Five reasons to go to JALT

I was walking down the street yesterday in Umeda and I ran into a former co-worker of mine from ten years ago. (This happens a lot and I always say the Osaka is the biggest little town I’ve every lived in, but that’s another story). We were both in a hurry and had places to be, but pledged to get together and ‘catch-up’ sometime. I asked him if he was going to be at the JALT conference next weekend and his response was, “JALT? Why would I go to that?” His reaction got me thinking. I know that JALT has a bit of a PR problem, and I have some ideas about how to fix that, but I’ll leave that for another post. Instead, I want to list some reasons that I think people should go to the JALT National Conference in Hamamatsu this coming weekend.

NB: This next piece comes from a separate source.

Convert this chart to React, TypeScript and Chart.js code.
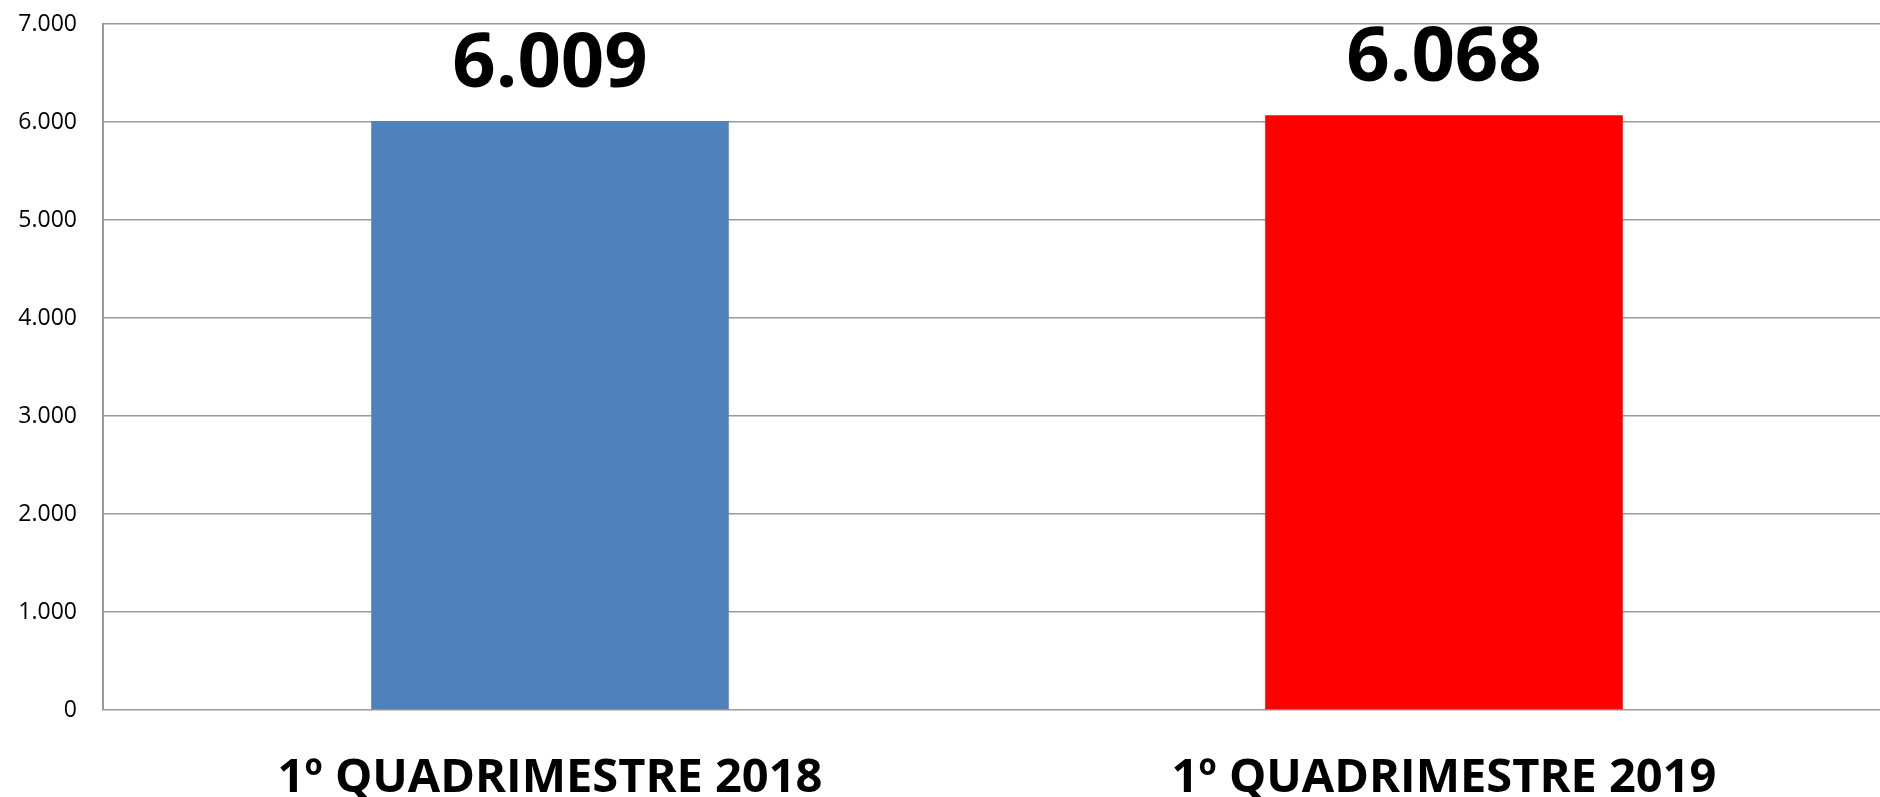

It’s an international event

Although often referred to as the ‘national conference’ it is in fact an international conference attracting speakers and participants from all over the world. This year all five of the plenary speakers are from abroad and it will be a great opportunity to see how Japan fits in with the rest of the world in the language teaching arena.

Networking

There are typically between 1500 – 2000 people at the conference, so whatever your interests in language education are, you will be able to find like-minded people. Are you thinking about doing a research project? You can find people doing similar work. Are you looking for a job? There are people at JALT who are looking to hire someone. I’ve personally gotten a job from someone I met at the conference before, so yes, it does happen.

Publishers

All of the major ELT publishers in Japan are at the conference. Like it or not, publishers are a major part of our industry and a big part of any teachers job. The conference is a very convenient place to be able to meet with all of them and in my experience, they are more likely to give away samples, teachers guides, and other materials to people at JALT than at smaller events like the ETJ Expos.

You’ll learn something

One of my favorite things to do is to drop in on a presentation on a topic that I’m unfamiliar with. I’d like to think that I’m fairly well read in my areas of expertise, but there are lots of things in language education that I know nothing about. I find it can be quite stimulating to learn about an area of language education that I’ve never thought about.

It’s fun

There are lots of social events and other things besides presentations going on. It’s possible to stay completely busy by only going to parties. Additionally, one of the most interesting things for me is to see part of Japan that I’ve never seen before. Let’s be honest, Hamamatsu is probably not a place that is high on most people’s ‘places to visit’ list. I’ve been there before (in 1998) and I’m curious to see how much things have changed, or not as the case may be.